• PROBLEM DETAILS:
Quote word for word the lines below, beginning with the first and ending with the one that has "from matplotlib.lines import Line2D". Drop the pictures.

-----

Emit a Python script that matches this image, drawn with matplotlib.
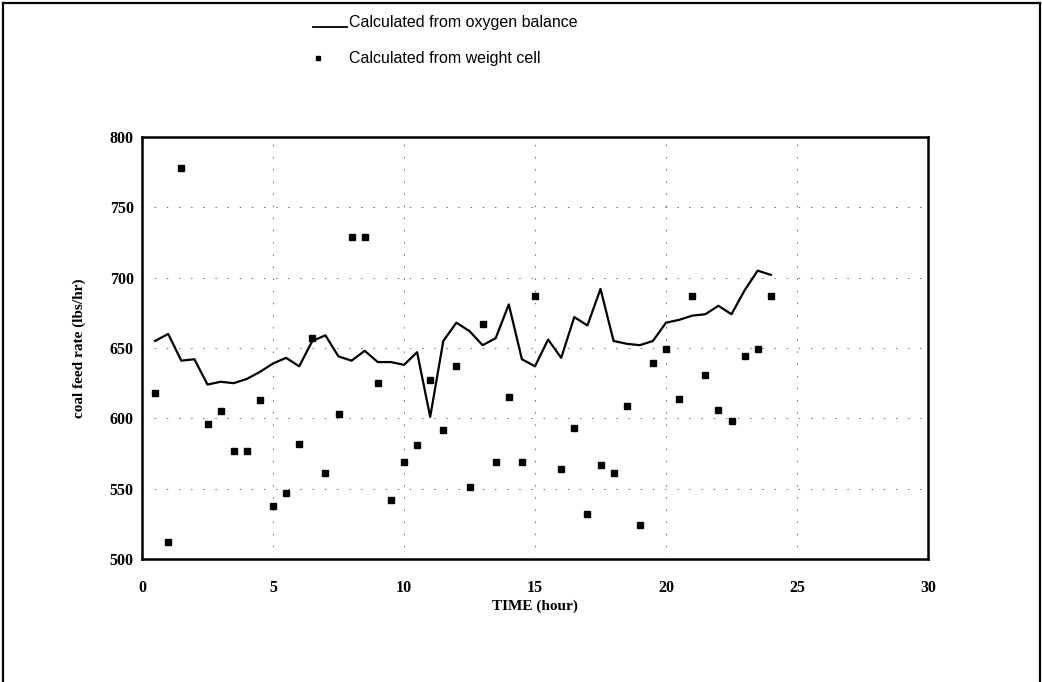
import numpy as np
import matplotlib
matplotlib.use("Agg")
import matplotlib.pyplot as plt
from matplotlib.lines import Line2D

# coal feed rate over the run, two estimates
time_h = np.arange(0.5, 24.01, 0.5)
oxygen_balance = [655, 660, 641, 642, 624, 626, 625, 628, 633, 639,
                  643, 637, 655, 659, 644, 641, 648, 640, 640, 638,
                  647, 601, 655, 668, 662, 652, 657, 681, 642, 637,
                  656, 643, 672, 666, 692, 655, 653, 652, 655, 668,
                  670, 673, 674, 680, 674, 691, 705, 702]

cell_time = [0.5, 1.0, 1.5, 2.5, 3.0, 3.5, 4.0, 4.5, 5.0, 5.5,
             6.0, 6.5, 7.0, 7.5, 8.0, 8.5, 9.0, 9.5, 10.0, 10.5,
             11.0, 11.5, 12.0, 12.5, 13.0, 13.5, 14.0, 14.5, 15.0, 16.0,
             16.5, 17.0, 17.5, 18.0, 18.5, 19.0, 19.5, 20.0, 20.5, 21.0,
             21.5, 22.0, 22.5, 23.0, 23.5, 24.0]
weight_cell = [618, 512, 778, 596, 605, 577, 577, 613, 538, 547,
               582, 657, 561, 603, 729, 729, 625, 542, 569, 581,
               627, 592, 637, 551, 667, 569, 615, 569, 687, 564,
               593, 532, 567, 561, 609, 524, 639, 649, 614, 687,
               631, 606, 598, 644, 649, 687]

x_ticks = [0, 5, 10, 15, 20, 25, 30]
y_ticks = [500, 550, 600, 650, 700, 750, 800]

W, H = 1042, 682
fig = plt.figure(figsize=(W / 100, H / 100), dpi=100)
ax = fig.add_axes([142 / W, 1 - 559 / H, (928 - 142) / W, (559 - 137) / H])

serif = ["Liberation Serif", "DejaVu Serif"]
narrow = ["Liberation Sans Narrow", "Liberation Sans", "DejaVu Sans"]

ax.plot(time_h, oxygen_balance, color="black", lw=1.6, zorder=3)
ax.plot(cell_time, weight_cell, ls="none", marker="s", ms=5,
        color="black", zorder=4)

ax.set_xlim(0, 30)
ax.set_ylim(500, 800)
ax.set_xticks(x_ticks)
ax.set_yticks(y_ticks)
ax.tick_params(axis="x", length=0, pad=15)
ax.tick_params(axis="y", length=0, pad=6)
for lab in ax.get_xticklabels() + ax.get_yticklabels():
    lab.set_fontfamily(serif)
    lab.set_fontweight("bold")
    lab.set_fontsize(11.5)

# faint broken gridlines
ax.grid(True, color="0.4", lw=0.7, ls=(0, (1.5, 11)), zorder=1)
for sp in ax.spines.values():
    sp.set_linewidth(1.8)

ax.set_xlabel("TIME (hour)", fontfamily=serif, fontweight="bold",
              fontsize=11, labelpad=3)
ax.set_ylabel("coal feed rate (lbs/hr)", fontfamily=serif,
              fontweight="bold", fontsize=11, labelpad=17)

# legend block above the plot
fig.add_artist(Line2D([313 / W, 347 / W], [1 - 27 / H, 1 - 27 / H],
                      color="black", lw=1.3, transform=fig.transFigure))
fig.text(349 / W, 1 - 22 / H, "Calculated from oxygen balance",
         fontfamily=narrow, fontsize=11.5, va="center")
fig.add_artist(Line2D([318 / W], [1 - 58 / H], ls="none", marker="s",
                      ms=3.5, color="black", transform=fig.transFigure))
fig.text(349 / W, 1 - 58 / H, "Calculated from weight cell",
         fontfamily=narrow, fontsize=11.5, va="center")

# outer frame
for xs, ys in [([3, 3], [0, 679]), ([3, 1040], [679, 679]),
               ([1040, 1040], [0, 679])]:
    fig.add_artist(Line2D([v / W for v in xs], [v / H for v in ys],
                          color="black", lw=1.6, transform=fig.transFigure))

fig.savefig("out.png", dpi=100)
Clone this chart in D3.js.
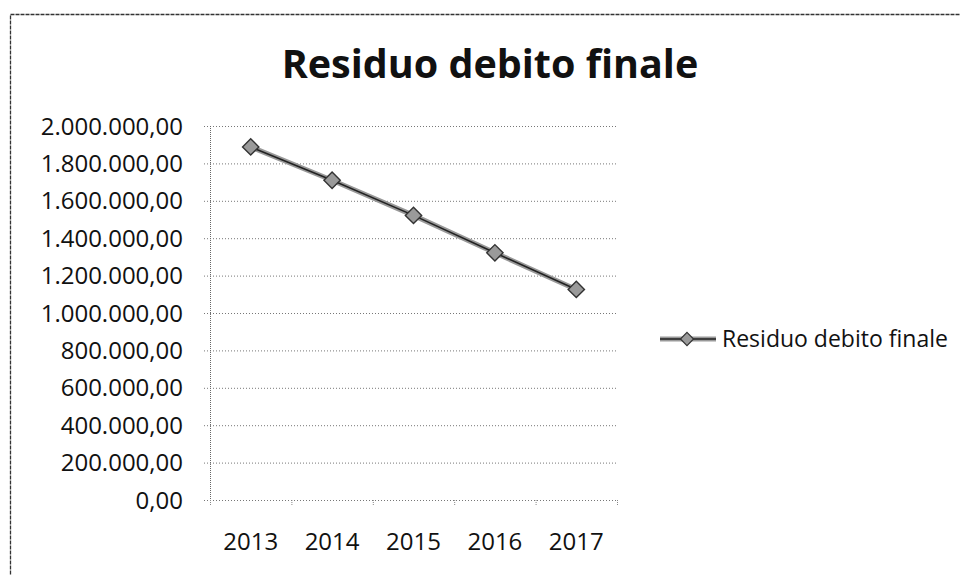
<!DOCTYPE html>
<html>
<head>
<meta charset="utf-8">
<script src="https://cdn.jsdelivr.net/npm/d3@7"></script>
<style>
  body { margin: 0; background: #fff; }
  text { font-family: "Open Sans", "DejaVu Sans", sans-serif; fill: #111; }
</style>
</head>
<body>
<div id="grafico"></div>
<script>
// DATI.
var anni = ["2013", "2014", "2015", "2016", "2017"];
var residuo = [1888000, 1710000, 1522000, 1322000, 1126000];
var tickY = [0, 200000, 400000, 600000, 800000, 1000000, 1200000, 1400000, 1600000, 1800000, 2000000];
var titolo = "Residuo debito finale";
var nomeSerie = "Residuo debito finale";

// MISURE.
var larghezza = 960, altezza = 575;
var area = { left: 210, right: 617, top: 126, bottom: 500 };

var it = d3.formatLocale({ decimal: ",", thousands: ".", grouping: [3], currency: ["", " €"] });
var formato = it.format(",.2f");

var svg = d3.select("#grafico").append("svg")
  .attr("width", larghezza)
  .attr("height", altezza);

// cornice del grafico (si vede solo sopra e a sinistra)
svg.append("rect")
  .attr("x", 10.5).attr("y", 14.5)
  .attr("width", 960).attr("height", 600)
  .attr("fill", "none")
  .attr("stroke", "#333")
  .attr("stroke-width", 1.3)
  .attr("stroke-dasharray", "4,1");

var x = d3.scaleBand().domain(anni).range([area.left, area.right]);
var y = d3.scaleLinear().domain([0, 2000000]).range([area.bottom, area.top]);

// griglia
svg.append("g")
  .selectAll("line")
  .data(tickY).enter()
  .append("line")
  .attr("x1", area.left - 6)
  .attr("x2", area.right)
  .attr("y1", function(d){ return y(d) + 0.5; })
  .attr("y2", function(d){ return y(d) + 0.5; })
  .attr("stroke", "#777")
  .attr("stroke-width", 1)
  .attr("stroke-dasharray", "1,2");

// asse verticale
svg.append("line")
  .attr("x1", area.left + 0.5).attr("x2", area.left + 0.5)
  .attr("y1", area.top).attr("y2", area.bottom + 5)
  .attr("stroke", "#666")
  .attr("stroke-dasharray", "1,1");

// tacche asse x ai confini delle categorie
var confini = anni.map(function(d){ return x(d); }).concat([area.right]);
svg.append("g")
  .selectAll("line")
  .data(confini).enter()
  .append("line")
  .attr("x1", function(d){ return d + 0.5; })
  .attr("x2", function(d){ return d + 0.5; })
  .attr("y1", area.bottom)
  .attr("y2", area.bottom + 6)
  .attr("stroke", "#888")
  .attr("stroke-dasharray", "1,1");

// etichette asse y
svg.append("g")
  .selectAll("text")
  .data(tickY).enter()
  .append("text")
  .text(function(d){ return formato(d); })
  .attr("x", 183)
  .attr("y", function(d){ return y(d) + 8.5; })
  .attr("text-anchor", "end")
  .attr("font-size", "24px");

// etichette asse x
svg.append("g")
  .selectAll("text")
  .data(anni).enter()
  .append("text")
  .text(function(d){ return d; })
  .attr("x", function(d){ return x(d) + x.bandwidth() / 2; })
  .attr("y", 550)
  .attr("text-anchor", "middle")
  .attr("font-size", "24px");

// titolo
svg.append("text")
  .text(titolo)
  .attr("x", 490)
  .attr("y", 78)
  .attr("text-anchor", "middle")
  .attr("font-size", "39.5px")
  .attr("font-weight", "bold");

// serie
var punti = anni.map(function(d, i){ return [x(d) + x.bandwidth() / 2, y(residuo[i])]; });
var linea = d3.line();

svg.append("path")
  .attr("d", linea(punti))
  .attr("fill", "none")
  .attr("stroke", "#999")
  .attr("stroke-width", 5);
svg.append("path")
  .attr("d", linea(punti))
  .attr("fill", "none")
  .attr("stroke", "#222")
  .attr("stroke-width", 1.6);

var rombo = d3.symbol().type(d3.symbolDiamond2).size(170);
svg.append("g")
  .selectAll("path")
  .data(punti).enter()
  .append("path")
  .attr("d", rombo)
  .attr("transform", function(d){ return "translate(" + d[0] + "," + d[1] + ")"; })
  .attr("fill", "#9a9a9a")
  .attr("stroke", "#333")
  .attr("stroke-width", 1.4);

// legenda
var leg = svg.append("g").attr("transform", "translate(660,339)");
leg.append("line")
  .attr("x1", 0).attr("x2", 56)
  .attr("stroke", "#999").attr("stroke-width", 5);
leg.append("line")
  .attr("x1", 0).attr("x2", 56)
  .attr("stroke", "#222").attr("stroke-width", 1.6);
leg.append("path")
  .attr("d", d3.symbol().type(d3.symbolDiamond2).size(110))
  .attr("transform", "translate(27,0)")
  .attr("fill", "#9a9a9a")
  .attr("stroke", "#333")
  .attr("stroke-width", 1.2);
leg.append("text")
  .text(nomeSerie)
  .attr("x", 62)
  .attr("y", 8)
  .attr("font-size", "23px");
</script>
</body>
</html>
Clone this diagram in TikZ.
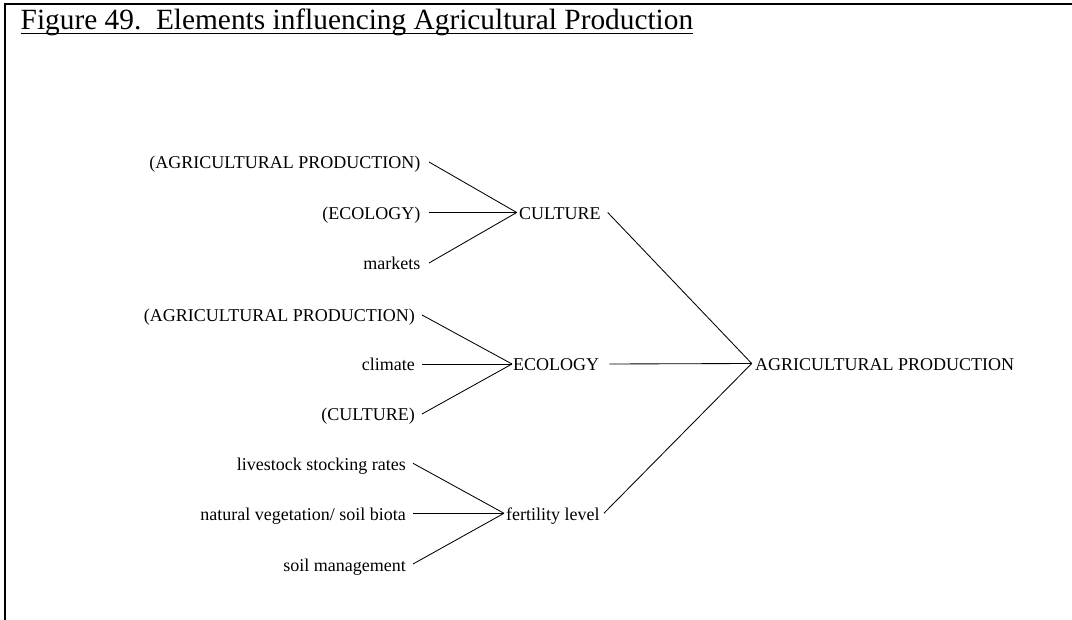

-----

• OUTPUT FOR THIS TASK:
Emit a Python script that matches this image, drawn with matplotlib.
import numpy as np
import matplotlib
matplotlib.use("Agg")
import matplotlib.pyplot as plt
from matplotlib.lines import Line2D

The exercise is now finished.